Program on Security Institutions and Violent Instability (Synthesizing data on militaries, paramilitaries, police, and constitutions)
Michaela Mattes, Professor
Political Science
Closed. This professor is continuing with Fall 2024 apprentices on this project; no new apprentices needed for Spring 2025.
(This project synthesizes work done by URAP teams led by Professors Arriola, Matanock, and Mattes in previous semesters.)
Countries around the world are increasingly confronting violent irregular threats such as insurgencies and terrorism. Yet, many countries have proven unable to effectively deploy their security institutions (including regular militaries, paramilitaries, and police) when responding to such threats even if they have sufficient resources at their disposal. For example, while resource-poor Ethiopia managed to mobilize its forces to successfully prevent most attacks within its borders by Al-Shabaab, the Somali jihadist terrorist group affiliated with Al-Qaeda, oil-rich Nigeria repeatedly failed to coordinate its forces in preventing further attacks from a comparable threat, Boko Haram, the Islamist group linked to the Islamic State of Iraq and the Levant (ISIL). Our project, which is supported by the U.S. Department of Defense, is designed to explain why some states’ security institutions are more effective than others. To shed light on this question, over the last few semesters, we collected three datasets on the design of domestic security institutions across 102 developing countries from 1980-2017. The first dataset collected information on countries’ regular military forces as well as paramilitaries and militias potentially involved in counterinsurgency and counterterrorism; the second dataset collected information on countries’ police forces; and the third collected data on constitutional provisions outlining the authority and jurisdiction of individual security forces and coordinating mechanisms between them. Our goal is to combine these separate data collections.
Role: The first priority this semester will be improving our data on police forces. Police forces play an important role in preventing conflict from emerging in the first place and in helping to pacify post-conflict areas after military operations have ceased. Despite their clear importance in successful counterinsurgency and counterterrorism, police forces have rarely been studied, in part because reliable data has been missing. During the semester we will compare data we collected on police forces with data collected on country irregular forces which often also include police forces like gendarmeries in order to ensure that we have reliable yearly data on which police forces existed in a given developing country in a given year. URAPers role will be 1) to match forces in the police data to forces in the irregular military forces data and 2) to collect additional information on individual police forces such as on which agency oversees the force, their geographic focus, their level of armament, their force numbers etc. if this information is lacking in the current data.
The second task will be to compare the regular military, paramilitary, police, and other forces provided for in countries’ constitutions to the forces that we know actually existed on the ground based on our other two data collections.
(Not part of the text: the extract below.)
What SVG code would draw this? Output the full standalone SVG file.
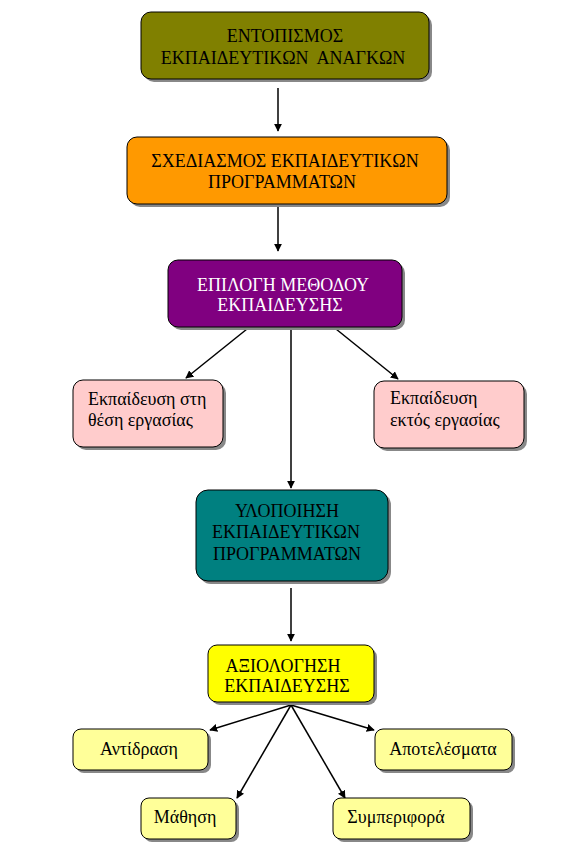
<svg xmlns="http://www.w3.org/2000/svg" width="583" height="848" viewBox="0 0 583 848">
<defs>
<marker id="ah" viewBox="0 0 10 10" refX="9" refY="5" markerWidth="8" markerHeight="8" markerUnits="userSpaceOnUse" orient="auto">
<path d="M0,0 L10,5 L0,10 z" fill="#000"/>
</marker>
</defs>
<style>
.box{stroke:#000;stroke-width:1}
.sh{fill:#888;stroke:none}
.t{font-family:"Liberation Serif","Times New Roman","DejaVu Serif",serif;font-size:18px;fill:#000}
.c{text-anchor:middle}
.w{fill:#fff}
.ln{stroke:#000;stroke-width:1.5;fill:none;marker-end:url(#ah)}
</style>
<rect width="583" height="848" fill="#fff"/>
<g id="connectors">
<line class="ln" x1="278" y1="88" x2="278" y2="131"/>
<line class="ln" x1="278" y1="207" x2="278" y2="251"/>
<line class="ln" x1="247" y1="329" x2="186" y2="378"/>
<line class="ln" x1="336" y1="329" x2="398" y2="379"/>
<line class="ln" x1="291" y1="330" x2="291" y2="488"/>
<line class="ln" x1="291" y1="588" x2="291" y2="641"/>
<line class="ln" x1="291" y1="705" x2="210" y2="730"/>
<line class="ln" x1="291" y1="705" x2="374" y2="730"/>
<line class="ln" x1="291" y1="705" x2="237" y2="798"/>
<line class="ln" x1="291" y1="705" x2="345" y2="798"/>
</g>
<g id="n1">
<rect class="sh" x="144" y="15" width="288" height="67" rx="10"/>
<rect class="box" x="141" y="12" width="288" height="67" rx="10" fill="#808000"/>
<text class="t c" x="285" y="42">ΕΝΤΟΠΙΣΜΟΣ</text>
<text class="t c" x="283" y="64">ΕΚΠΑΙΔΕΥΤΙΚΩΝ&#160; ΑΝΑΓΚΩΝ</text>
</g>
<g id="n2">
<rect class="sh" x="130" y="140" width="320" height="67" rx="10"/>
<rect class="box" x="127" y="137" width="320" height="67" rx="10" fill="#ff9900"/>
<text class="t c" x="285" y="167">ΣΧΕΔΙΑΣΜΟΣ ΕΚΠΑΙΔΕΥΤΙΚΩΝ</text>
<text class="t c" x="282" y="188">ΠΡΟΓΡΑΜΜΑΤΩΝ</text>
</g>
<g id="n3">
<rect class="sh" x="171" y="263" width="234" height="67" rx="10"/>
<rect class="box" x="168" y="260" width="234" height="67" rx="10" fill="#800080"/>
<text class="t c w" x="283" y="291">ΕΠΙΛΟΓΗ ΜΕΘΟΔΟΥ</text>
<text class="t c w" x="280" y="311">ΕΚΠΑΙΔΕΥΣΗΣ</text>
</g>
<g id="n4">
<rect class="sh" x="76" y="383" width="150" height="67" rx="10"/>
<rect class="box" x="73" y="380" width="150" height="67" rx="10" fill="#ffcccc"/>
<text class="t" x="88" y="405">Εκπαίδευση στη</text>
<text class="t" x="88" y="426">θέση εργασίας</text>
</g>
<g id="n5">
<rect class="sh" x="377" y="384" width="150" height="67" rx="10"/>
<rect class="box" x="374" y="381" width="150" height="67" rx="10" fill="#ffcccc"/>
<text class="t" x="390" y="404">Εκπαίδευση</text>
<text class="t" x="390" y="426">εκτός εργασίας</text>
</g>
<g id="n6">
<rect class="sh" x="199" y="493" width="192" height="91" rx="12"/>
<rect class="box" x="196" y="490" width="192" height="91" rx="12" fill="#008080"/>
<text class="t c" x="287" y="517">ΥΛΟΠΟΙΗΣΗ</text>
<text class="t c" x="286" y="538">ΕΚΠΑΙΔΕΥΤΙΚΩΝ</text>
<text class="t c" x="287" y="560">ΠΡΟΓΡΑΜΜΑΤΩΝ</text>
</g>
<g id="n7">
<rect class="sh" x="211" y="648" width="166" height="57" rx="9"/>
<rect class="box" x="208" y="645" width="166" height="57" rx="9" fill="#ffff00"/>
<text class="t c" x="283" y="672">ΑΞΙΟΛΟΓΗΣΗ</text>
<text class="t c" x="287" y="692">ΕΚΠΑΙΔΕΥΣΗΣ</text>
</g>
<g id="n8">
<rect class="sh" x="76" y="732" width="135" height="41" rx="8"/>
<rect class="box" x="73" y="729" width="135" height="41" rx="8" fill="#ffff99"/>
<text class="t c" x="139" y="755">Αντίδραση</text>
</g>
<g id="n9">
<rect class="sh" x="378" y="732" width="137" height="41" rx="8"/>
<rect class="box" x="375" y="729" width="137" height="41" rx="8" fill="#ffff99"/>
<text class="t c" x="443" y="755">Αποτελέσματα</text>
</g>
<g id="n10">
<rect class="sh" x="144" y="801" width="95" height="41" rx="8"/>
<rect class="box" x="141" y="798" width="95" height="41" rx="8" fill="#ffff99"/>
<text class="t c" x="185" y="823">Μάθηση</text>
</g>
<g id="n11">
<rect class="sh" x="336" y="801" width="137" height="41" rx="8"/>
<rect class="box" x="333" y="798" width="137" height="41" rx="8" fill="#ffff99"/>
<text class="t c" x="396" y="823">Συμπεριφορά</text>
</g>
</svg>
This is important to determine whether what exists on paper is matched by reality.
For both tasks, undergraduate research apprentices will rely on our previously collected data and documentation as well as secondary materials, online sources, encyclopedias, and other reference material. Research apprentices will write brief summaries on their insights that will form the backbone of our final synthesized data set. This work will help to significantly improve the quality of our data for our own purposes and for the larger scholarly community.
The apprenticeship is designed to expose undergraduate researchers to how rigorous social science research is done. Undergraduate research assistants will learn about how to collect and process data that can then be used for statistical analysis. Substantively, undergraduate research assistants will learn more about the variation that exists in countries’ domestic security institutions and how this might explain why some countries are better at fighting violent threats than others.
Qualifications: Qualifications: Research apprentices should be familiar with how to use library and electronic resources, and possess tenacity in tracking down specific information about particular cases. Strong writing skills are desirable as well. Foreign language skills are a plus, since some information might be most easily available on foreign country websites.